Problem
Retype word for word the lines lying between the line containing "The picture is" and the line containing "ax = fig.add_axes([0.0937, 0.2393, 0.8980, 0.6407])", together with those two lines themselves, and nothing besides.

>>>>

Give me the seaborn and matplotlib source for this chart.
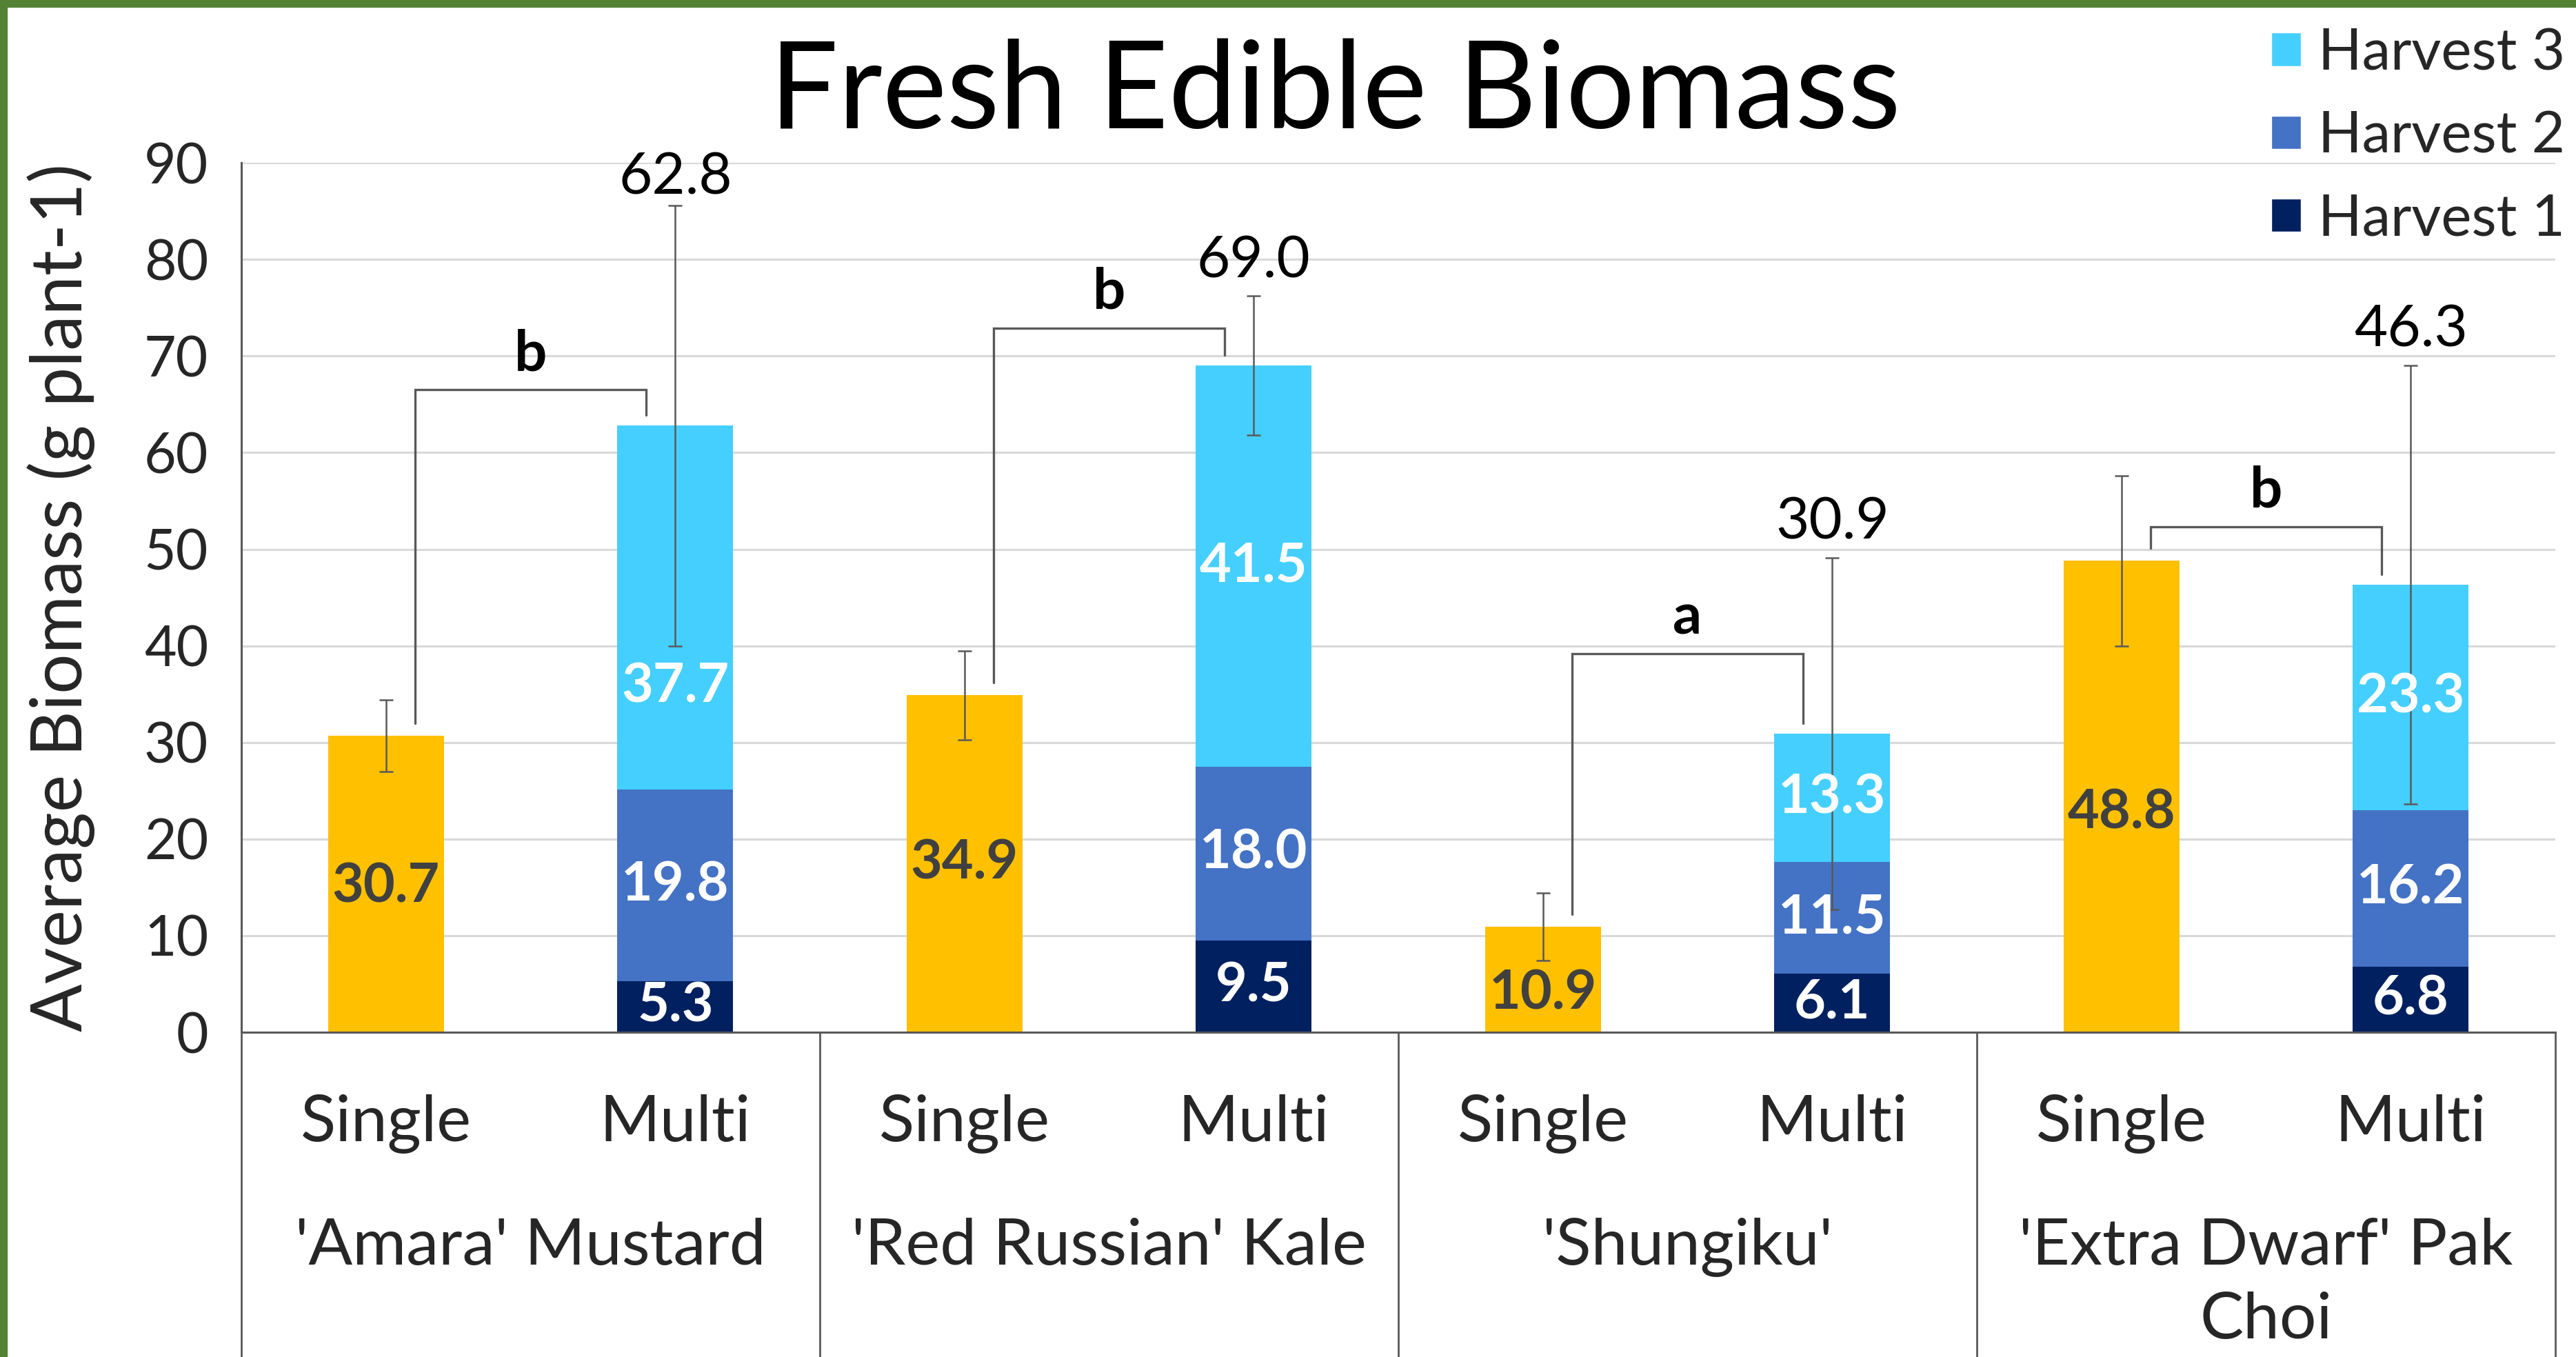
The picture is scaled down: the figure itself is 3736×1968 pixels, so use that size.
import numpy as np
import pandas as pd
import matplotlib
matplotlib.use("Agg")
import matplotlib.pyplot as plt
import matplotlib.transforms as mtransforms
from matplotlib.patches import Patch, Rectangle
from matplotlib.ticker import MultipleLocator
import seaborn as sns

# data
groups = ["'Amara' Mustard", "'Red Russian' Kale", "'Shungiku'", "'Extra Dwarf' Pak\nChoi"]
treatments = ["Single", "Multi"]
single = [30.7, 34.9, 10.9, 48.8]
single_err = [3.7, 4.6, 3.5, 8.8]
harvest1 = [5.3, 9.5, 6.1, 6.8]
harvest2 = [19.8, 18.0, 11.5, 16.2]
harvest3 = [37.7, 41.5, 13.3, 23.3]
multi_err = [22.8, 7.2, 18.2, 22.7]
letters = ["b", "b", "a", "b"]
bracket_top = [66.5, 72.9, 39.2, 52.3]
yticks = list(range(0, 91, 10))
legend_labels = ["Harvest 3", "Harvest 2", "Harvest 1"]

# label nudges (the original has a few labels moved by hand)
single_nudge = [-0.3, 0.0, -1.5, -1.7]
h3_nudge = [-8.2, 0.0, 0.0, 0.0]
total_nudge = [-0.8, 0.0, 0.0, 0.0]

c_single = "#FFC000"
c_h1 = "#002060"
c_h2 = "#4472C4"
c_h3 = "#45CFFF"
c_axis = "#595959"
c_grid = "#D9D9D9"

sns.set_style("white")
plt.rcParams["font.family"] = ["Lato", "DejaVu Sans"]

slots = [f"{i}|{t}" for i in range(len(groups)) for t in treatments]

single_df = pd.DataFrame({"slot": [f"{i}|Single" for i in range(len(groups))], "value": single})
multi_df = pd.DataFrame({"slot": [f"{i}|Multi" for i in range(len(groups))],
                         "h1": harvest1, "h2": harvest2, "h3": harvest3})
multi_df["top2"] = multi_df["h1"] + multi_df["h2"]
multi_df["total"] = multi_df["top2"] + multi_df["h3"]

fig = plt.figure(figsize=(37.37, 19.68), dpi=100)
ax = fig.add_axes([0.0937, 0.2393, 0.8980, 0.6407])

bar_kw = dict(order=slots, width=0.4, saturation=1, errorbar=None, linewidth=0, ax=ax)
sns.barplot(data=single_df, x="slot", y="value", color=c_single, **bar_kw)
for col, c in [("total", c_h3), ("top2", c_h2), ("h1", c_h1)]:
    sns.barplot(data=multi_df, x="slot", y=col, color=c, **bar_kw)

xs_single = np.array([slots.index(s) for s in single_df["slot"]])
xs_multi = np.array([slots.index(s) for s in multi_df["slot"]])
totals = multi_df["total"].values

# error bars
ax.errorbar(xs_single, single, yerr=single_err, fmt="none", ecolor=c_axis,
            elinewidth=1.8, capsize=7, capthick=1.8, zorder=5)
ax.errorbar(xs_multi, totals, yerr=multi_err, fmt="none", ecolor=c_axis,
            elinewidth=1.8, capsize=7, capthick=1.8, zorder=5)

# value labels
lab_kw = dict(ha="center", va="center", fontsize=57, fontweight="bold", zorder=6)
for i in range(len(groups)):
    xs, xm = xs_single[i], xs_multi[i]
    ax.text(xs, single[i] / 2 + single_nudge[i], f"{single[i]:.1f}", color="#404040", **lab_kw)
    h1, h2, h3 = harvest1[i], harvest2[i], harvest3[i]
    ax.text(xm, h1 / 2, f"{h1:.1f}", color="white", **lab_kw)
    ax.text(xm, h1 + h2 / 2, f"{h2:.1f}", color="white", **lab_kw)
    ax.text(xm, h1 + h2 + h3 / 2 + h3_nudge[i], f"{h3:.1f}", color="white", **lab_kw)
    ax.text(xm, totals[i] + multi_err[i] + 3.6 + total_nudge[i], f"{totals[i]:.1f}",
            ha="center", va="center", fontsize=60, color="black", zorder=6, clip_on=False)

    # significance brackets
    left, right = xs + 0.1, xm - 0.1
    top = bracket_top[i]
    ax.plot([left, left, right, right], [single[i] + 1.3, top, top, totals[i] + 1.1],
            color=c_axis, lw=2.4, zorder=4, solid_joinstyle="miter")
    ax.text((xs + xm) / 2, top + 3.7, letters[i], ha="center", va="center",
            fontsize=60, fontweight="bold", color="black", zorder=6)

# axes styling
ax.set_xlim(-0.5, len(slots) - 0.5)
ax.set_ylim(0, 90)
ax.set_yticks(yticks)
ax.yaxis.set_minor_locator(MultipleLocator(5))
ax.set_xticks([])
ax.set_xlabel("")
ax.yaxis.grid(True, which="major", color=c_grid, lw=2.2, zorder=0)
ax.set_axisbelow(True)
ax.tick_params(axis="y", which="both", direction="inout", length=29, width=1.8,
               color=c_axis, labelsize=58, pad=20)
for s in ["top", "right"]:
    ax.spines[s].set_visible(False)
for s in ["left", "bottom"]:
    ax.spines[s].set_color(c_axis)
    ax.spines[s].set_linewidth(2.2)
ax.set_ylabel("Average Biomass (g plant-1)", fontsize=74)
ax.yaxis.set_label_coords(-0.0633, 0.5)

# category table under the axis
trans = mtransforms.blended_transform_factory(ax.transData, ax.transAxes)
for xb in np.arange(-0.5, len(slots), 2):
    ax.plot([xb, xb], [0, -0.5], transform=trans, color=c_axis, lw=2.0, clip_on=False)
ftrans = mtransforms.blended_transform_factory(ax.transData, fig.transFigure)
for i, s in enumerate(slots):
    ax.text(i, 0.159, s.split("|")[1], transform=ftrans, ha="center", va="baseline", fontsize=68)
for i, g in enumerate(groups):
    for k, line in enumerate(g.split("\n")):
        ax.text(2 * i + 0.5, 0.068 - 0.0544 * k, line, transform=ftrans, ha="center",
                va="baseline", fontsize=68)

# title and legend
fig.text(0.518, 0.931, "Fresh Edible Biomass", ha="center", va="center", fontsize=127,
         color="black")
handles = [Patch(facecolor=c) for c in (c_h3, c_h2, c_h1)]
fig.legend(handles, legend_labels, loc="upper right", bbox_to_anchor=(1.0, 0.988),
           frameon=False, fontsize=60, handlelength=0.52, handleheight=0.52,
           handletextpad=0.3, labelspacing=0.53, borderpad=0.2, borderaxespad=0)

# green frame edges visible on the left and top
fig.patches.append(Rectangle((0, 0), 10 / 3737, 1, transform=fig.transFigure,
                             color="#548235", zorder=10))
fig.patches.append(Rectangle((0, 1 - 10 / 1968), 1, 10 / 1968, transform=fig.transFigure,
                             color="#548235", zorder=10))

fig.savefig("out.png", dpi=100)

<<<<

In response
The picture is scaled down: the figure itself is 3736×1968 pixels, so use that size.
import numpy as np
import pandas as pd
import matplotlib
matplotlib.use("Agg")
import matplotlib.pyplot as plt
import matplotlib.transforms as mtransforms
from matplotlib.patches import Patch, Rectangle
from matplotlib.ticker import MultipleLocator
import seaborn as sns

# data
groups = ["'Amara' Mustard", "'Red Russian' Kale", "'Shungiku'", "'Extra Dwarf' Pak\nChoi"]
treatments = ["Single", "Multi"]
single = [30.7, 34.9, 10.9, 48.8]
single_err = [3.7, 4.6, 3.5, 8.8]
harvest1 = [5.3, 9.5, 6.1, 6.8]
harvest2 = [19.8, 18.0, 11.5, 16.2]
harvest3 = [37.7, 41.5, 13.3, 23.3]
multi_err = [22.8, 7.2, 18.2, 22.7]
letters = ["b", "b", "a", "b"]
bracket_top = [66.5, 72.9, 39.2, 52.3]
yticks = list(range(0, 91, 10))
legend_labels = ["Harvest 3", "Harvest 2", "Harvest 1"]

# label nudges (the original has a few labels moved by hand)
single_nudge = [-0.3, 0.0, -1.5, -1.7]
h3_nudge = [-8.2, 0.0, 0.0, 0.0]
total_nudge = [-0.8, 0.0, 0.0, 0.0]

c_single = "#FFC000"
c_h1 = "#002060"
c_h2 = "#4472C4"
c_h3 = "#45CFFF"
c_axis = "#595959"
c_grid = "#D9D9D9"

sns.set_style("white")
plt.rcParams["font.family"] = ["Lato", "DejaVu Sans"]

slots = [f"{i}|{t}" for i in range(len(groups)) for t in treatments]

single_df = pd.DataFrame({"slot": [f"{i}|Single" for i in range(len(groups))], "value": single})
multi_df = pd.DataFrame({"slot": [f"{i}|Multi" for i in range(len(groups))],
                         "h1": harvest1, "h2": harvest2, "h3": harvest3})
multi_df["top2"] = multi_df["h1"] + multi_df["h2"]
multi_df["total"] = multi_df["top2"] + multi_df["h3"]

fig = plt.figure(figsize=(37.37, 19.68), dpi=100)
ax = fig.add_axes([0.0937, 0.2393, 0.8980, 0.6407])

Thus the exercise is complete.